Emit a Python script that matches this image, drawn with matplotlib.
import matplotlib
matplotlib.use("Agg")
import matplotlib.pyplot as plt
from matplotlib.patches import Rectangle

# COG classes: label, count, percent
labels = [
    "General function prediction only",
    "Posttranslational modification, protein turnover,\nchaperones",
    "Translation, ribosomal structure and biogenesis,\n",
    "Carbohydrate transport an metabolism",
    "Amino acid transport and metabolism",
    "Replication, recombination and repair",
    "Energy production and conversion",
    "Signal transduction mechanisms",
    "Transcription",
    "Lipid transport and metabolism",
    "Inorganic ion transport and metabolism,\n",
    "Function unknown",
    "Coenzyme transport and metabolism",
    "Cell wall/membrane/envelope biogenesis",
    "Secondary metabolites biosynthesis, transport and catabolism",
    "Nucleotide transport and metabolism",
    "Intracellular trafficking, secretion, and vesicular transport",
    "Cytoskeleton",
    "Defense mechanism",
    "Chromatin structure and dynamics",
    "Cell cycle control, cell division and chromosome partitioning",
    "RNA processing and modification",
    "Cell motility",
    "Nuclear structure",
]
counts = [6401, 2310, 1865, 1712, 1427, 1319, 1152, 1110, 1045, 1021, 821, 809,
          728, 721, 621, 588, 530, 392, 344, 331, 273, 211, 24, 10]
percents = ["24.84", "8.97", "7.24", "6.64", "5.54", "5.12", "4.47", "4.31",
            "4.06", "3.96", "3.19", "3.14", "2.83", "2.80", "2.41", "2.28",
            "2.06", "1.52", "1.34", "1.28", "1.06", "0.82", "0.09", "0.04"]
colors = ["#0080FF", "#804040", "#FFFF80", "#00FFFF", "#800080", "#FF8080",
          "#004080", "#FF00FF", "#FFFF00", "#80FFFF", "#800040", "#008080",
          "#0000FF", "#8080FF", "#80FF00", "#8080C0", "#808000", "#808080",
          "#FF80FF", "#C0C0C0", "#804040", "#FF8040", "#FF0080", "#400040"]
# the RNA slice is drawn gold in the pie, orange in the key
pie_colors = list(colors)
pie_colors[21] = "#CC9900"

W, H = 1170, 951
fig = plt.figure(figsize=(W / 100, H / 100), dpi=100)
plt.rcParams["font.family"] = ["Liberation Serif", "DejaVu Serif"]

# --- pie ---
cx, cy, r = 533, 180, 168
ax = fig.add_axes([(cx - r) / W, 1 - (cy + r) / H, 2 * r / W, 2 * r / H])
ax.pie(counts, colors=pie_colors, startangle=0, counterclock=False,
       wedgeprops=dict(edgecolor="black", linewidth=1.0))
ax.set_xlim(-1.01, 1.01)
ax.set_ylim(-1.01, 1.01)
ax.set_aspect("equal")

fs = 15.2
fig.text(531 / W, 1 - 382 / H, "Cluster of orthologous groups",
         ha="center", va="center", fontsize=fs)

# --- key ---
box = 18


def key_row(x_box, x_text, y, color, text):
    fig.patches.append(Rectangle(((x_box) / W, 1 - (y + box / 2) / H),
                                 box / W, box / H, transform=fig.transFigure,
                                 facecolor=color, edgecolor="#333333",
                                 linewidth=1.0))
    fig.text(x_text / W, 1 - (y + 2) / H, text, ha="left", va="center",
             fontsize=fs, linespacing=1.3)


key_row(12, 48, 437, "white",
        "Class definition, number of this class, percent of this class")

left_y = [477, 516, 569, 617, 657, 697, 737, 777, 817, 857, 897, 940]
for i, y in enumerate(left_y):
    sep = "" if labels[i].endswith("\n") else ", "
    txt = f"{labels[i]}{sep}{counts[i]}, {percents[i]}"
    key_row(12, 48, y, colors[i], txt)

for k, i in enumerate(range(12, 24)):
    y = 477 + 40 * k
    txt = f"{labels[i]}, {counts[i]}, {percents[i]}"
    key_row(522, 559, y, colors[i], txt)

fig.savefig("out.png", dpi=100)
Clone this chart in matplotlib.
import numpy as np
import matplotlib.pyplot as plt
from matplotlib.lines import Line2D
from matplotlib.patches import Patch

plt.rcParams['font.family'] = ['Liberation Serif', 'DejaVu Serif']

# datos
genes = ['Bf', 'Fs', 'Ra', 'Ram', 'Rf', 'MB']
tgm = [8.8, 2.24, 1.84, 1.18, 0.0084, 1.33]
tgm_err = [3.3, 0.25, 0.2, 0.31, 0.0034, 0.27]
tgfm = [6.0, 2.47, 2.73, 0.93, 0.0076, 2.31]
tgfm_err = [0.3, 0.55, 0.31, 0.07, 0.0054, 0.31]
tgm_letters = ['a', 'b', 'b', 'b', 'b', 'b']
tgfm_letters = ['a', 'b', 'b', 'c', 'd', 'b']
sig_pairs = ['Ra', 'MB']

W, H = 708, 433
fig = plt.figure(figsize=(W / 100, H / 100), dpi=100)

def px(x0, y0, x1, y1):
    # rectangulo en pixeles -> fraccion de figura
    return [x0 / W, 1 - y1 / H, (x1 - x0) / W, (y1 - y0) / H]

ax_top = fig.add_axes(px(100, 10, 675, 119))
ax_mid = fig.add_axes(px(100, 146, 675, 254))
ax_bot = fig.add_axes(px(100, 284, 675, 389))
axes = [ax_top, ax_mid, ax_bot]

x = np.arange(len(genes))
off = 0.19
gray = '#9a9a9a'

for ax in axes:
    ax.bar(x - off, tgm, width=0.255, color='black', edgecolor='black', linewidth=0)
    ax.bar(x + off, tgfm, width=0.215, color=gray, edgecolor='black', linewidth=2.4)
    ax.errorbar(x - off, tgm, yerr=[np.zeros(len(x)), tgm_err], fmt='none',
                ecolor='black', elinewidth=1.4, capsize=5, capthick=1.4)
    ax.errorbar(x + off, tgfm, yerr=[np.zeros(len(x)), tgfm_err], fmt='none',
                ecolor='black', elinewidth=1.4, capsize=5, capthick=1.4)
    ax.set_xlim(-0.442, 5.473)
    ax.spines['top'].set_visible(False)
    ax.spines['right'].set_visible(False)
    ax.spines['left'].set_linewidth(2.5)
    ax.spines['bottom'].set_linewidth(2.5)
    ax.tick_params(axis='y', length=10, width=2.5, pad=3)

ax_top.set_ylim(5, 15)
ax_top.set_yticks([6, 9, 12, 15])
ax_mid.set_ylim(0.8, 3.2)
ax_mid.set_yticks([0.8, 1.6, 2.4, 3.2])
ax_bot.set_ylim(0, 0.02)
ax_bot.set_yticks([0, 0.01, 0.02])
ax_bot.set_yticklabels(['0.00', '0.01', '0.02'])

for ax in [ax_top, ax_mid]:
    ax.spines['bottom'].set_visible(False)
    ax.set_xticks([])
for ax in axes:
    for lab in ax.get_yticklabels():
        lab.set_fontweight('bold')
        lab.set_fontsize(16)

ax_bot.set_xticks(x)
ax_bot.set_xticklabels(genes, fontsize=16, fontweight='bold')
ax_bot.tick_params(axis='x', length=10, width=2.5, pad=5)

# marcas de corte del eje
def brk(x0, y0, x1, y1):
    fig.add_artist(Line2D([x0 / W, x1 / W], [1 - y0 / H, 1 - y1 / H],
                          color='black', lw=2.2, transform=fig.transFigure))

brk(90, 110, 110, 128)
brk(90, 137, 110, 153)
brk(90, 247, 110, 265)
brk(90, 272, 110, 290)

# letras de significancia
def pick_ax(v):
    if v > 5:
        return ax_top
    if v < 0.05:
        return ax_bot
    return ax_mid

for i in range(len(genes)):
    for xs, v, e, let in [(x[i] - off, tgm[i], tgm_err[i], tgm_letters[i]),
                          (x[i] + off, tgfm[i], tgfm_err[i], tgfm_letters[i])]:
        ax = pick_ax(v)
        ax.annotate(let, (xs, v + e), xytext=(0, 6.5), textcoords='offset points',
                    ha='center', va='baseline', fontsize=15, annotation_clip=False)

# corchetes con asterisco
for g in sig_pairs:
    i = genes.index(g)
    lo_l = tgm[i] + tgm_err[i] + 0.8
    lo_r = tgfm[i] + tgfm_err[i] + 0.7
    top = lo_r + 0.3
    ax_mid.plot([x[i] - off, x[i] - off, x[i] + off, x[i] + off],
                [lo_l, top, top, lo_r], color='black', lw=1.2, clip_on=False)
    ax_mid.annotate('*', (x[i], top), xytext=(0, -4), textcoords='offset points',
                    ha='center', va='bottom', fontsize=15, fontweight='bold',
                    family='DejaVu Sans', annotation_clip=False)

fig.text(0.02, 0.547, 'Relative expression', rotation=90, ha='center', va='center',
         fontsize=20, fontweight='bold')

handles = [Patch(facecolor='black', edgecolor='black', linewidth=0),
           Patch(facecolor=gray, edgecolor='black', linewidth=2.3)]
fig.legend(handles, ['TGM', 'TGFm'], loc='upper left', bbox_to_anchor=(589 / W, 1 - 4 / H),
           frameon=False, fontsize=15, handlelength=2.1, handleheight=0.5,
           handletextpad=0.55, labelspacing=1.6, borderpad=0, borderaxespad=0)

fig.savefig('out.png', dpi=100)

REQUIRED TASK → Nothing but a number is needed here: how many lines hold the string "matplotlib"?

THE RESPONSE → 9